» DATA SECTION
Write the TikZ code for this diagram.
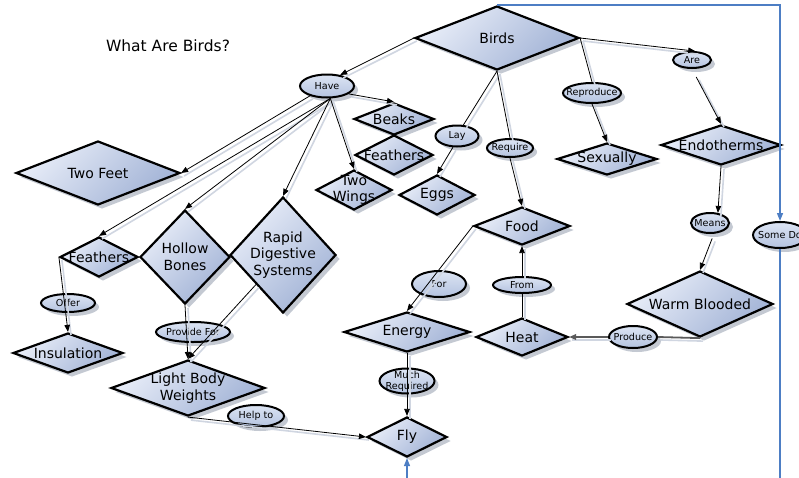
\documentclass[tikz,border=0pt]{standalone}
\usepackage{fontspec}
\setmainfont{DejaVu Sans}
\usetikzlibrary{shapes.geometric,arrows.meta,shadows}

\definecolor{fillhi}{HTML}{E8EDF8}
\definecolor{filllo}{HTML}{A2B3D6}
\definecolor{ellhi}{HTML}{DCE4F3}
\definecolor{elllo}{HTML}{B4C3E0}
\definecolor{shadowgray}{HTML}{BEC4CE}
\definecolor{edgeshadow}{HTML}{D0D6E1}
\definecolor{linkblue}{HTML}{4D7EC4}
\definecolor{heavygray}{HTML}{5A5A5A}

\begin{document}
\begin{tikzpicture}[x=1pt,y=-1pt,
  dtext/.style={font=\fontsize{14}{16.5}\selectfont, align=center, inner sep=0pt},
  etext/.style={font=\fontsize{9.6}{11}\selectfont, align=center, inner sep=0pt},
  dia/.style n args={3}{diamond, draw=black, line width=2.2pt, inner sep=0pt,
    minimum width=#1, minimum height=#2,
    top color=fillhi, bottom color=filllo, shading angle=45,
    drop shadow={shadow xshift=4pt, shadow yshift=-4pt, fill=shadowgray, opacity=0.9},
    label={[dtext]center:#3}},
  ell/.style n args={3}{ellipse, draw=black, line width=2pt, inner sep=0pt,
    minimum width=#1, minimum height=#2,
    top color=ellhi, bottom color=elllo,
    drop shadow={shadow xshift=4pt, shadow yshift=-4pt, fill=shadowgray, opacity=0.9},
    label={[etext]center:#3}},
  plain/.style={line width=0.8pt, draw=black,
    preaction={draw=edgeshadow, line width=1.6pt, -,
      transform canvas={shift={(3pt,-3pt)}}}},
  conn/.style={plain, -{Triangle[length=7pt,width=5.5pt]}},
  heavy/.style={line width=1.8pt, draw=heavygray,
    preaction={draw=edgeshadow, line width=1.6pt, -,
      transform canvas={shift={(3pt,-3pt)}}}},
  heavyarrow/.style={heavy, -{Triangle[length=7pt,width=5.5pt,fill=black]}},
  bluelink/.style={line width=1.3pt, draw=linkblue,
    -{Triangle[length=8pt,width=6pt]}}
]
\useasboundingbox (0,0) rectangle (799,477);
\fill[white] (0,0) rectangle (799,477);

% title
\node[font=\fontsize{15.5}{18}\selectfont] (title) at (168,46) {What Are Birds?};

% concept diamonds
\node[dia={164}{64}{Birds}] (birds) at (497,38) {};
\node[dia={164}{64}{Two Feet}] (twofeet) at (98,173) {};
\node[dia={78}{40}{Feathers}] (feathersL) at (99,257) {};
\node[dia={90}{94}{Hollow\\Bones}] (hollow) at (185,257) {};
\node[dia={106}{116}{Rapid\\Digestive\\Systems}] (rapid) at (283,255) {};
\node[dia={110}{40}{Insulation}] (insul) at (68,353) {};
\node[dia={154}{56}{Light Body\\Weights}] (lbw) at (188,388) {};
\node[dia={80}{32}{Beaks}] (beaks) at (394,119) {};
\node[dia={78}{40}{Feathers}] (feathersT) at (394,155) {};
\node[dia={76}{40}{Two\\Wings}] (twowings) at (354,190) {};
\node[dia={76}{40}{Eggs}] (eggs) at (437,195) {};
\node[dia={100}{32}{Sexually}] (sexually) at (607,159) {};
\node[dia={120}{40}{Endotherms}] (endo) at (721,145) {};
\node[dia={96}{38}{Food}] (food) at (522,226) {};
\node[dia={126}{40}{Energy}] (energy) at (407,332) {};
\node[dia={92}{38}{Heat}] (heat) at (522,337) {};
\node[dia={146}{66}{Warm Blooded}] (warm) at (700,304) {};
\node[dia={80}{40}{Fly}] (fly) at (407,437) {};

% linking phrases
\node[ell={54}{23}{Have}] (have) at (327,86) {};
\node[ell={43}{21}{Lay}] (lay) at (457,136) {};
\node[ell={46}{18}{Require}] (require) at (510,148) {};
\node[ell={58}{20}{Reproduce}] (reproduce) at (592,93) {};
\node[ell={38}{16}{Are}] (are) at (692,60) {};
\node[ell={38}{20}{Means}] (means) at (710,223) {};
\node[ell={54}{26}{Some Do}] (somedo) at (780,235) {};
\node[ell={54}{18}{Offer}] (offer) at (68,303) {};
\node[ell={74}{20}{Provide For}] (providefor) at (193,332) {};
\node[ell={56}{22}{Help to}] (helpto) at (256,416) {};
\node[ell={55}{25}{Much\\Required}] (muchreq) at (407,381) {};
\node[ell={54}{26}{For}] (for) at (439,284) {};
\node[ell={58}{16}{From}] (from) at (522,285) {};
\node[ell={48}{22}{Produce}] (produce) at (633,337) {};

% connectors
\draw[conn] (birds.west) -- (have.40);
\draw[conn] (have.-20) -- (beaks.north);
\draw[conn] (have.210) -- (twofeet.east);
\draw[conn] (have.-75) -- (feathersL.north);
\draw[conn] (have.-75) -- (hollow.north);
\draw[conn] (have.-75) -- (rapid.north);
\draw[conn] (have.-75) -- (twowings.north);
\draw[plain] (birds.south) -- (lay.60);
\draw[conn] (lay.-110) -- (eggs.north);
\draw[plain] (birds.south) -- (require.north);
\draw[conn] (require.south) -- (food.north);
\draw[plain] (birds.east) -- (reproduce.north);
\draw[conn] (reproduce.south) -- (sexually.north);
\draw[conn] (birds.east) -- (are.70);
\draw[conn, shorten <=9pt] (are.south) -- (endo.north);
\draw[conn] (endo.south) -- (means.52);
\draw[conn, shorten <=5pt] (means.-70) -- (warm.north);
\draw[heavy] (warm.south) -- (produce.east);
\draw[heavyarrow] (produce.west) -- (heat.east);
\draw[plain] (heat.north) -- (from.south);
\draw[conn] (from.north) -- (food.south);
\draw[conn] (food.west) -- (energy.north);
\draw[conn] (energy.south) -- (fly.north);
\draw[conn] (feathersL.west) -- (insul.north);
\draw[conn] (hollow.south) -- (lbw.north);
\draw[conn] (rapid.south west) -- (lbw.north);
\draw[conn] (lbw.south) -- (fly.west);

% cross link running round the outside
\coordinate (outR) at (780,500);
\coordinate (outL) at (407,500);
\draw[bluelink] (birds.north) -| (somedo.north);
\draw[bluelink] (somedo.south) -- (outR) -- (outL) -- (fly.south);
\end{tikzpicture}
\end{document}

» INSTRUCTIONS TO FOLLOW
Copy the listing word for word, excluding its pictures.

» TASK RESULT
Write the TikZ code for this diagram.
\documentclass[tikz,border=0pt]{standalone}
\usepackage{fontspec}
\setmainfont{DejaVu Sans}
\usetikzlibrary{shapes.geometric,arrows.meta,shadows}

\definecolor{fillhi}{HTML}{E8EDF8}
\definecolor{filllo}{HTML}{A2B3D6}
\definecolor{ellhi}{HTML}{DCE4F3}
\definecolor{elllo}{HTML}{B4C3E0}
\definecolor{shadowgray}{HTML}{BEC4CE}
\definecolor{edgeshadow}{HTML}{D0D6E1}
\definecolor{linkblue}{HTML}{4D7EC4}
\definecolor{heavygray}{HTML}{5A5A5A}

\begin{document}
\begin{tikzpicture}[x=1pt,y=-1pt,
  dtext/.style={font=\fontsize{14}{16.5}\selectfont, align=center, inner sep=0pt},
  etext/.style={font=\fontsize{9.6}{11}\selectfont, align=center, inner sep=0pt},
  dia/.style n args={3}{diamond, draw=black, line width=2.2pt, inner sep=0pt,
    minimum width=#1, minimum height=#2,
    top color=fillhi, bottom color=filllo, shading angle=45,
    drop shadow={shadow xshift=4pt, shadow yshift=-4pt, fill=shadowgray, opacity=0.9},
    label={[dtext]center:#3}},
  ell/.style n args={3}{ellipse, draw=black, line width=2pt, inner sep=0pt,
    minimum width=#1, minimum height=#2,
    top color=ellhi, bottom color=elllo,
    drop shadow={shadow xshift=4pt, shadow yshift=-4pt, fill=shadowgray, opacity=0.9},
    label={[etext]center:#3}},
  plain/.style={line width=0.8pt, draw=black,
    preaction={draw=edgeshadow, line width=1.6pt, -,
      transform canvas={shift={(3pt,-3pt)}}}},
  conn/.style={plain, -{Triangle[length=7pt,width=5.5pt]}},
  heavy/.style={line width=1.8pt, draw=heavygray,
    preaction={draw=edgeshadow, line width=1.6pt, -,
      transform canvas={shift={(3pt,-3pt)}}}},
  heavyarrow/.style={heavy, -{Triangle[length=7pt,width=5.5pt,fill=black]}},
  bluelink/.style={line width=1.3pt, draw=linkblue,
    -{Triangle[length=8pt,width=6pt]}}
]
\useasboundingbox (0,0) rectangle (799,477);
\fill[white] (0,0) rectangle (799,477);

% title
\node[font=\fontsize{15.5}{18}\selectfont] (title) at (168,46) {What Are Birds?};

% concept diamonds
\node[dia={164}{64}{Birds}] (birds) at (497,38) {};
\node[dia={164}{64}{Two Feet}] (twofeet) at (98,173) {};
\node[dia={78}{40}{Feathers}] (feathersL) at (99,257) {};
\node[dia={90}{94}{Hollow\\Bones}] (hollow) at (185,257) {};
\node[dia={106}{116}{Rapid\\Digestive\\Systems}] (rapid) at (283,255) {};
\node[dia={110}{40}{Insulation}] (insul) at (68,353) {};
\node[dia={154}{56}{Light Body\\Weights}] (lbw) at (188,388) {};
\node[dia={80}{32}{Beaks}] (beaks) at (394,119) {};
\node[dia={78}{40}{Feathers}] (feathersT) at (394,155) {};
\node[dia={76}{40}{Two\\Wings}] (twowings) at (354,190) {};
\node[dia={76}{40}{Eggs}] (eggs) at (437,195) {};
\node[dia={100}{32}{Sexually}] (sexually) at (607,159) {};
\node[dia={120}{40}{Endotherms}] (endo) at (721,145) {};
\node[dia={96}{38}{Food}] (food) at (522,226) {};
\node[dia={126}{40}{Energy}] (energy) at (407,332) {};
\node[dia={92}{38}{Heat}] (heat) at (522,337) {};
\node[dia={146}{66}{Warm Blooded}] (warm) at (700,304) {};
\node[dia={80}{40}{Fly}] (fly) at (407,437) {};

% linking phrases
\node[ell={54}{23}{Have}] (have) at (327,86) {};
\node[ell={43}{21}{Lay}] (lay) at (457,136) {};
\node[ell={46}{18}{Require}] (require) at (510,148) {};
\node[ell={58}{20}{Reproduce}] (reproduce) at (592,93) {};
\node[ell={38}{16}{Are}] (are) at (692,60) {};
\node[ell={38}{20}{Means}] (means) at (710,223) {};
\node[ell={54}{26}{Some Do}] (somedo) at (780,235) {};
\node[ell={54}{18}{Offer}] (offer) at (68,303) {};
\node[ell={74}{20}{Provide For}] (providefor) at (193,332) {};
\node[ell={56}{22}{Help to}] (helpto) at (256,416) {};
\node[ell={55}{25}{Much\\Required}] (muchreq) at (407,381) {};
\node[ell={54}{26}{For}] (for) at (439,284) {};
\node[ell={58}{16}{From}] (from) at (522,285) {};
\node[ell={48}{22}{Produce}] (produce) at (633,337) {};

% connectors
\draw[conn] (birds.west) -- (have.40);
\draw[conn] (have.-20) -- (beaks.north);
\draw[conn] (have.210) -- (twofeet.east);
\draw[conn] (have.-75) -- (feathersL.north);
\draw[conn] (have.-75) -- (hollow.north);
\draw[conn] (have.-75) -- (rapid.north);
\draw[conn] (have.-75) -- (twowings.north);
\draw[plain] (birds.south) -- (lay.60);
\draw[conn] (lay.-110) -- (eggs.north);
\draw[plain] (birds.south) -- (require.north);
\draw[conn] (require.south) -- (food.north);
\draw[plain] (birds.east) -- (reproduce.north);
\draw[conn] (reproduce.south) -- (sexually.north);
\draw[conn] (birds.east) -- (are.70);
\draw[conn, shorten <=9pt] (are.south) -- (endo.north);
\draw[conn] (endo.south) -- (means.52);
\draw[conn, shorten <=5pt] (means.-70) -- (warm.north);
\draw[heavy] (warm.south) -- (produce.east);
\draw[heavyarrow] (produce.west) -- (heat.east);
\draw[plain] (heat.north) -- (from.south);
\draw[conn] (from.north) -- (food.south);
\draw[conn] (food.west) -- (energy.north);
\draw[conn] (energy.south) -- (fly.north);
\draw[conn] (feathersL.west) -- (insul.north);
\draw[conn] (hollow.south) -- (lbw.north);
\draw[conn] (rapid.south west) -- (lbw.north);
\draw[conn] (lbw.south) -- (fly.west);

% cross link running round the outside
\coordinate (outR) at (780,500);
\coordinate (outL) at (407,500);
\draw[bluelink] (birds.north) -| (somedo.north);
\draw[bluelink] (somedo.south) -- (outR) -- (outL) -- (fly.south);
\end{tikzpicture}
\end{document}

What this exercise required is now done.